--- Begin Data section ---

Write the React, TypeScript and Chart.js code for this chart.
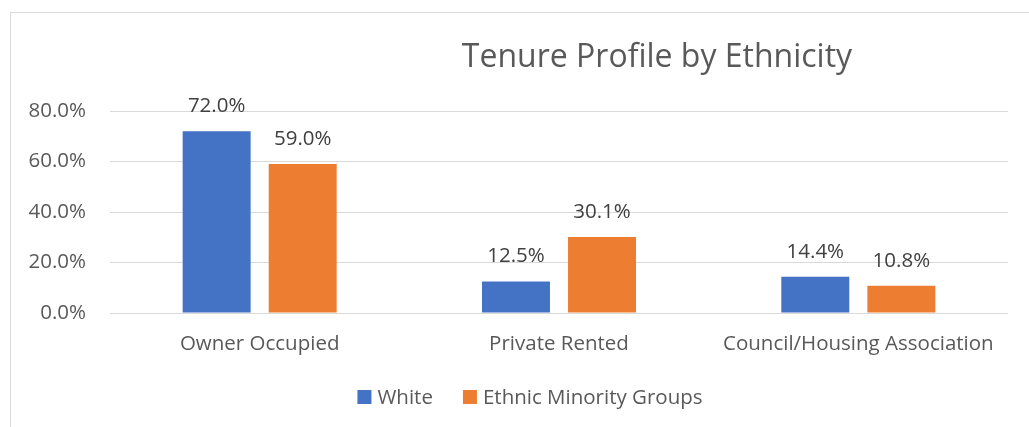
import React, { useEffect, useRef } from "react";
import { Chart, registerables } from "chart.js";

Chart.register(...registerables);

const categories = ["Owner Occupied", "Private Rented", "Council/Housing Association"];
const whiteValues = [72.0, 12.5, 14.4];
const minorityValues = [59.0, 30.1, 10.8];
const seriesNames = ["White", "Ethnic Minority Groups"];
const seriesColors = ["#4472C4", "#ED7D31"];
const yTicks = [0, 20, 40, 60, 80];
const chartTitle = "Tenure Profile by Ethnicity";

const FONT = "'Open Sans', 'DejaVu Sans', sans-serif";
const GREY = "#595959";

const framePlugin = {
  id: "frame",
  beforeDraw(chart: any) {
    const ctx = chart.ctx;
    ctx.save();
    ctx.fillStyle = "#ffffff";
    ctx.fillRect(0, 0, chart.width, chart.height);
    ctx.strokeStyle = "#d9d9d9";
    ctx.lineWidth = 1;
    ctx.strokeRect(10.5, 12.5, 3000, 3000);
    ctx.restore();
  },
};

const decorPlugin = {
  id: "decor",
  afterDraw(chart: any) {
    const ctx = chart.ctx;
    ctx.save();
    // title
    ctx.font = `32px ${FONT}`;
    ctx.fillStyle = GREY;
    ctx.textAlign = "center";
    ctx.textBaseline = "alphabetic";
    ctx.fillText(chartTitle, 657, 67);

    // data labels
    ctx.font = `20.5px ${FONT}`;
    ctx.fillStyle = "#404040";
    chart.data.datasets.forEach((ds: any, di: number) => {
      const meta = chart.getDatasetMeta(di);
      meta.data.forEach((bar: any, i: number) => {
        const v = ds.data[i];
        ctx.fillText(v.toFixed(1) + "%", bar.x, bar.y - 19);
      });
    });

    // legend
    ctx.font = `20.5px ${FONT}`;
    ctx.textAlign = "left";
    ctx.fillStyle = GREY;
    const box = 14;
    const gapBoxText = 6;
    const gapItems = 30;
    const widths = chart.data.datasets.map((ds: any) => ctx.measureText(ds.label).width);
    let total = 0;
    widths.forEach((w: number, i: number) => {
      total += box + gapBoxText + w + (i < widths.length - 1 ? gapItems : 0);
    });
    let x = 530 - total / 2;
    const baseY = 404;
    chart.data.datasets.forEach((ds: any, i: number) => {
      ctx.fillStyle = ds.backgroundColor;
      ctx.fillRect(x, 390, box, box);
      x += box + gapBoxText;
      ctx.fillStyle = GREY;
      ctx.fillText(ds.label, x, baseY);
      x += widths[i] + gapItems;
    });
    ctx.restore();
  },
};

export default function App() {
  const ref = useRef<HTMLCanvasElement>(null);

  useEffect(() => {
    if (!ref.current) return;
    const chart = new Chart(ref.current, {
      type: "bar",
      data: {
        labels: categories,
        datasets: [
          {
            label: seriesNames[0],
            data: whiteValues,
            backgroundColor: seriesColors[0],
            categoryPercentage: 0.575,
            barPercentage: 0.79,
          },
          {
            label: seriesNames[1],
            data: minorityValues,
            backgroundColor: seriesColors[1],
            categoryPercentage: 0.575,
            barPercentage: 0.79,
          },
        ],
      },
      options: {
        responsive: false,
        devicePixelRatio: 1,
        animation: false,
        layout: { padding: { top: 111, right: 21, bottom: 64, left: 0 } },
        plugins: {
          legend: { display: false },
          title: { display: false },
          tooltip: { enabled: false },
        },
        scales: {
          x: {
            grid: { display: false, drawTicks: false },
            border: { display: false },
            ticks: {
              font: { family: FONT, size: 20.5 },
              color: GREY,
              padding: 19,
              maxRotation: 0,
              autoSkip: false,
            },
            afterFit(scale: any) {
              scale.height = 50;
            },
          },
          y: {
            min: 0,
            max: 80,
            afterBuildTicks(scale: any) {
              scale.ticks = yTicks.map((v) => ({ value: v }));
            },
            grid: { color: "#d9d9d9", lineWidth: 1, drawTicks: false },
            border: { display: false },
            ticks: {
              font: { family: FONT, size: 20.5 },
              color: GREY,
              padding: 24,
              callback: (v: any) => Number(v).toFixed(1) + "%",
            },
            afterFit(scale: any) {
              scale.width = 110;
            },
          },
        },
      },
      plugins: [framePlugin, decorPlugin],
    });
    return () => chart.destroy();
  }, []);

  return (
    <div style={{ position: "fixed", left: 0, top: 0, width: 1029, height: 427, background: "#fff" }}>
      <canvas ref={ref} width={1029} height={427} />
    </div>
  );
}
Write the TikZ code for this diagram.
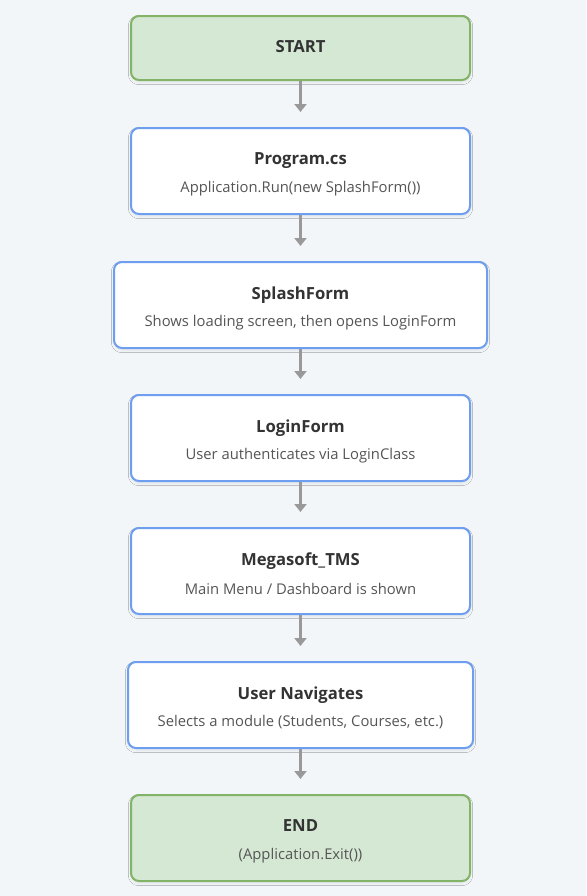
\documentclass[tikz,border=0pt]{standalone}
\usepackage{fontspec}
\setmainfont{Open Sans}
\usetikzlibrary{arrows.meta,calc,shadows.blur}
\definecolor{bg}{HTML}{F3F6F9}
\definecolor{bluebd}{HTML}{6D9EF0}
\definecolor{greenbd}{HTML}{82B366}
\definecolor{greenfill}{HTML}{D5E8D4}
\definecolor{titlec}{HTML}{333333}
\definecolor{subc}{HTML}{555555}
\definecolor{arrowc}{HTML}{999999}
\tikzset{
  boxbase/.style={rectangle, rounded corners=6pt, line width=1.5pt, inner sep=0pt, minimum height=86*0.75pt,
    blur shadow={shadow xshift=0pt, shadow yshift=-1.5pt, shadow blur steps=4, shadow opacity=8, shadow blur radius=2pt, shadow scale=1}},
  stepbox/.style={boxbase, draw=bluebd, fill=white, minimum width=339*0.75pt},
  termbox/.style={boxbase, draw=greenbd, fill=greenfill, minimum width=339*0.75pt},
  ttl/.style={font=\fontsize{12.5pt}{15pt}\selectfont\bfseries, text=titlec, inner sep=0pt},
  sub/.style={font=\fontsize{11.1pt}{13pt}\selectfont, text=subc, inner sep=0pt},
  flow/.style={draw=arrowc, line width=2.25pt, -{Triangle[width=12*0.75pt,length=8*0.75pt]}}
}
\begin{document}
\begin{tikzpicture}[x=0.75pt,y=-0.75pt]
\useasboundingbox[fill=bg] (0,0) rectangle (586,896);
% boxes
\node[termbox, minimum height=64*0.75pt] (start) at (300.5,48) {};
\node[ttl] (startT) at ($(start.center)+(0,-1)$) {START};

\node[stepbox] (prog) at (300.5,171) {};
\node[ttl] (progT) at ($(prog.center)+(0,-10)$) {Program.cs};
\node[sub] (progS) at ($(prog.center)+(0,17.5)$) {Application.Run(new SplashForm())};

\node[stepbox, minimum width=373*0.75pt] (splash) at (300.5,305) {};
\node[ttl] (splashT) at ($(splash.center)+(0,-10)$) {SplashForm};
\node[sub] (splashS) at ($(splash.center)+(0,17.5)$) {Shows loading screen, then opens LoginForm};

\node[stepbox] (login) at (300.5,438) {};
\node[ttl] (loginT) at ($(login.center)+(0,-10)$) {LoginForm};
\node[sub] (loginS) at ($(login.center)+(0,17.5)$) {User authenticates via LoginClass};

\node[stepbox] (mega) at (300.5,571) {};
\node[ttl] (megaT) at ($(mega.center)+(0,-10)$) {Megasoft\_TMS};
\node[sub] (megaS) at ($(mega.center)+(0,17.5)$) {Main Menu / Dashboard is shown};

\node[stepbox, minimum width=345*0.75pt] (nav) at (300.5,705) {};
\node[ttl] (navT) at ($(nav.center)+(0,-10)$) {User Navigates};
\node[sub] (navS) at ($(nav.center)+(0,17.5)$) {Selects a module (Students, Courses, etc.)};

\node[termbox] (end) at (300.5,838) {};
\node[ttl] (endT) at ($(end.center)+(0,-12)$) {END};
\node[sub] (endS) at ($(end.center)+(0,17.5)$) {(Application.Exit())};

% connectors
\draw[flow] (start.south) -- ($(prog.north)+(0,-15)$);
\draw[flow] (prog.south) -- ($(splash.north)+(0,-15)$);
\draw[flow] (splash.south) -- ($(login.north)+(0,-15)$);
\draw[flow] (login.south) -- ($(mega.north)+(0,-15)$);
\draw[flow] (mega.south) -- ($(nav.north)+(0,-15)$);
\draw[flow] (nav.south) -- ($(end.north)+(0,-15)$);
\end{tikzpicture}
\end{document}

--- End Data section ---

Work to complete: Give again, word for word, every line from the top of the data through the line with "ctx.fillText(chartTitle, 657, 67);", both ends included, and exclude the pictures.

Written solution:
Write the React, TypeScript and Chart.js code for this chart.
import React, { useEffect, useRef } from "react";
import { Chart, registerables } from "chart.js";

Chart.register(...registerables);

const categories = ["Owner Occupied", "Private Rented", "Council/Housing Association"];
const whiteValues = [72.0, 12.5, 14.4];
const minorityValues = [59.0, 30.1, 10.8];
const seriesNames = ["White", "Ethnic Minority Groups"];
const seriesColors = ["#4472C4", "#ED7D31"];
const yTicks = [0, 20, 40, 60, 80];
const chartTitle = "Tenure Profile by Ethnicity";

const FONT = "'Open Sans', 'DejaVu Sans', sans-serif";
const GREY = "#595959";

const framePlugin = {
  id: "frame",
  beforeDraw(chart: any) {
    const ctx = chart.ctx;
    ctx.save();
    ctx.fillStyle = "#ffffff";
    ctx.fillRect(0, 0, chart.width, chart.height);
    ctx.strokeStyle = "#d9d9d9";
    ctx.lineWidth = 1;
    ctx.strokeRect(10.5, 12.5, 3000, 3000);
    ctx.restore();
  },
};

const decorPlugin = {
  id: "decor",
  afterDraw(chart: any) {
    const ctx = chart.ctx;
    ctx.save();
    // title
    ctx.font = `32px ${FONT}`;
    ctx.fillStyle = GREY;
    ctx.textAlign = "center";
    ctx.textBaseline = "alphabetic";
    ctx.fillText(chartTitle, 657, 67);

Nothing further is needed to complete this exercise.